RECORDS SHOWN:
▽
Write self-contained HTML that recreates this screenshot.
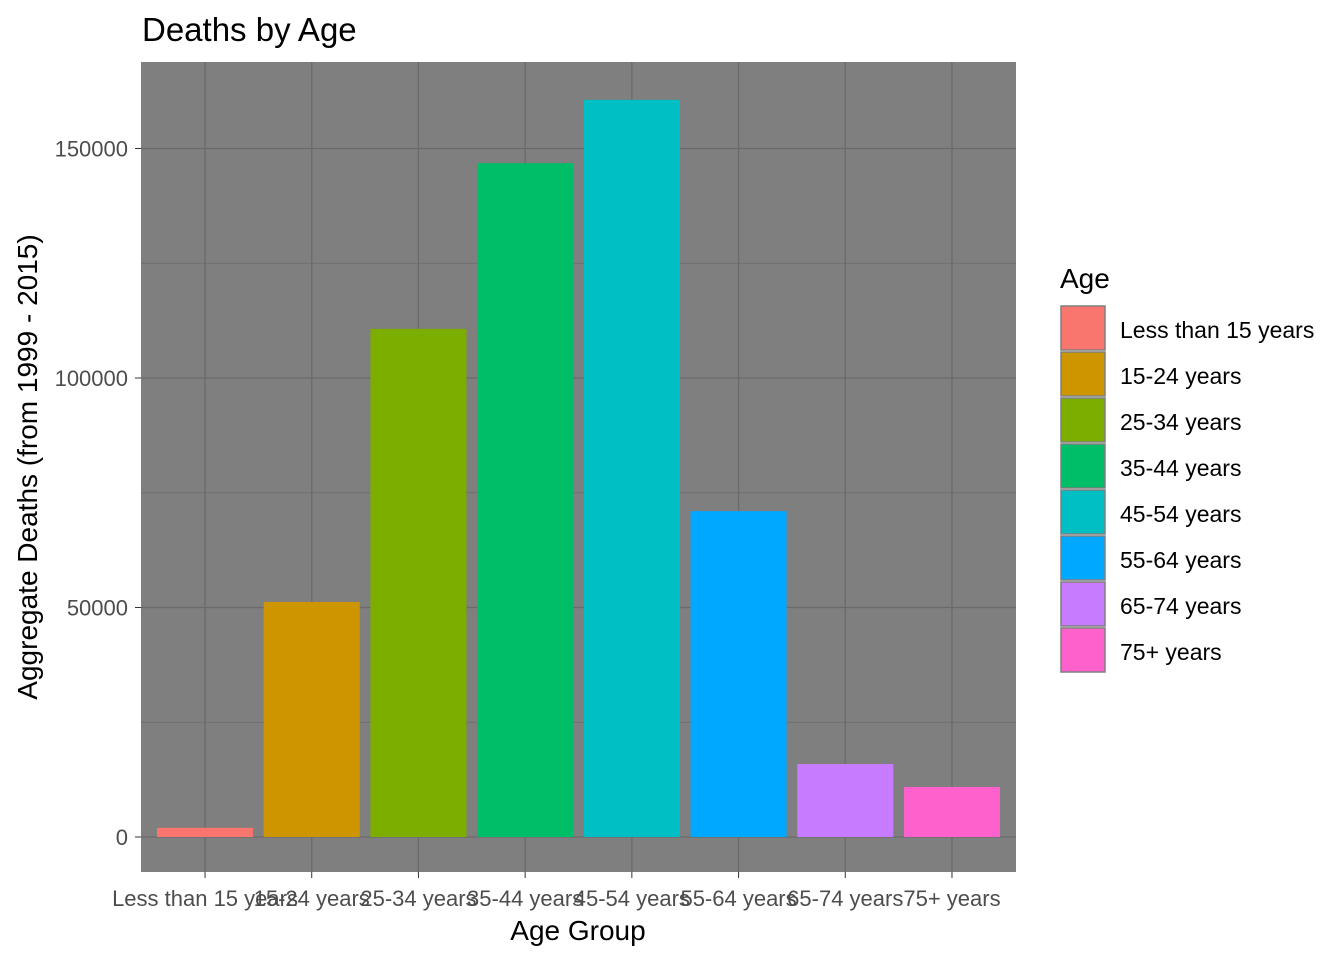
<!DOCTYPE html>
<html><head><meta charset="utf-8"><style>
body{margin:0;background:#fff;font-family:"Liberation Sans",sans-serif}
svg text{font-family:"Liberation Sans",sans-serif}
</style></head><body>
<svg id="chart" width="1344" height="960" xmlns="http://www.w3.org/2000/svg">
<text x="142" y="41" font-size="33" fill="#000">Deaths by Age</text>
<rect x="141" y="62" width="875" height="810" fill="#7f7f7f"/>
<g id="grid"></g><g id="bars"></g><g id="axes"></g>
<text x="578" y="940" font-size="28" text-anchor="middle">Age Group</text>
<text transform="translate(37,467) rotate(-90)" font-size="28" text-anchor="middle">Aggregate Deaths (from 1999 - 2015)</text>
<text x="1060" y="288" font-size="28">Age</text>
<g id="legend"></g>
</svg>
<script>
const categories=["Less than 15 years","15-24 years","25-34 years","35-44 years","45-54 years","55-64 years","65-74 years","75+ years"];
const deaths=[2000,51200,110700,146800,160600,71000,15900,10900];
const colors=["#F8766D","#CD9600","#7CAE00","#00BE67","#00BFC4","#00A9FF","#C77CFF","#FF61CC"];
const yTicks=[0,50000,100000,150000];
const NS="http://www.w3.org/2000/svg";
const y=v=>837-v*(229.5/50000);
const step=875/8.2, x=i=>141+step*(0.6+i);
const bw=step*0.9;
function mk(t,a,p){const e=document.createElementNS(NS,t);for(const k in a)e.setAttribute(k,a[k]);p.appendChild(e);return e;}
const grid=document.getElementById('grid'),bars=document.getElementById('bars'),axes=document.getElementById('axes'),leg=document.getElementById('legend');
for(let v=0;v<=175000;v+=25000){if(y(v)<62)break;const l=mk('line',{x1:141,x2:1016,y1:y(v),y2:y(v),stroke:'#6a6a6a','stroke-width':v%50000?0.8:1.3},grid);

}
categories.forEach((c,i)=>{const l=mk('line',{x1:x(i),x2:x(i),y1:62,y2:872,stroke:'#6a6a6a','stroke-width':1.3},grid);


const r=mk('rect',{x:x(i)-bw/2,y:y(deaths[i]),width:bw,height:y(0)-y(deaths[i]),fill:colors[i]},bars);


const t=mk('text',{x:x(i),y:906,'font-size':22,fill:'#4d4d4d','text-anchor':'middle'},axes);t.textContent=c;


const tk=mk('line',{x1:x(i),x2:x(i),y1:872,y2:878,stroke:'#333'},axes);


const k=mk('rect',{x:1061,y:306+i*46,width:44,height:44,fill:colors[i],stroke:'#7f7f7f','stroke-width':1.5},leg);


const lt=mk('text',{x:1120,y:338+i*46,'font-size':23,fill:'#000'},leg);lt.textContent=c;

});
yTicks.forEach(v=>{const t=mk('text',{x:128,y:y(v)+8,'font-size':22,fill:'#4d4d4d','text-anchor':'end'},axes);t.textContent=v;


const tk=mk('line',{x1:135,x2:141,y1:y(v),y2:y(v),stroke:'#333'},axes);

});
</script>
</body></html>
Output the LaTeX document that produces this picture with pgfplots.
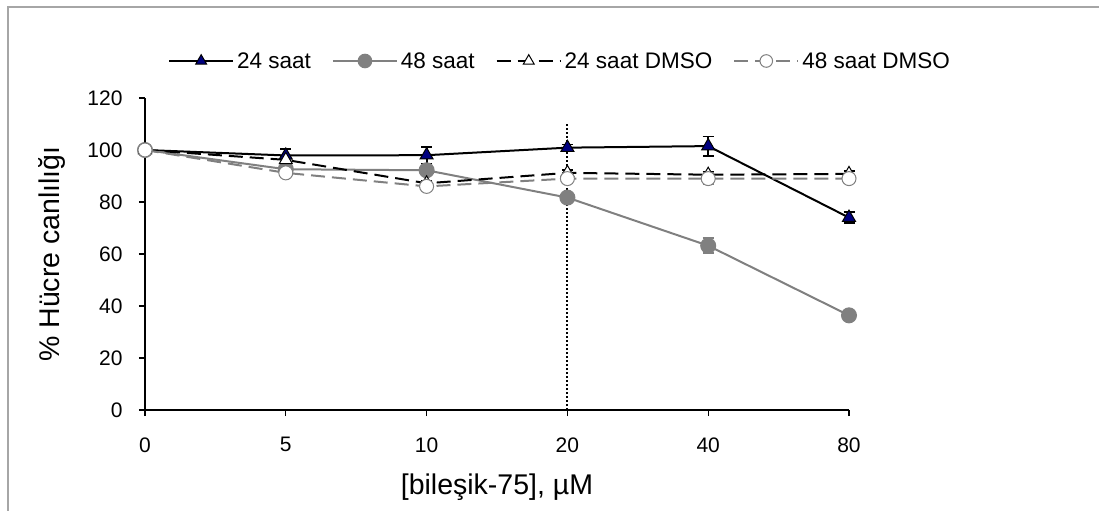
△
WHAT THE TASK REQUIRES:
Copy every line in the records above that contains the word "document".

SOLVED EXERCISE:
function mk(t,a,p){const e=document.createElementNS(NS,t);for(const k in a)e.setAttribute(k,a[k]);p.appendChild(e);return e;}
const grid=document.getElementById('grid'),bars=document.getElementById('bars'),axes=document.getElementById('axes'),leg=document.getElementById('legend');
Output the LaTeX document that produces this picture with pgfplots.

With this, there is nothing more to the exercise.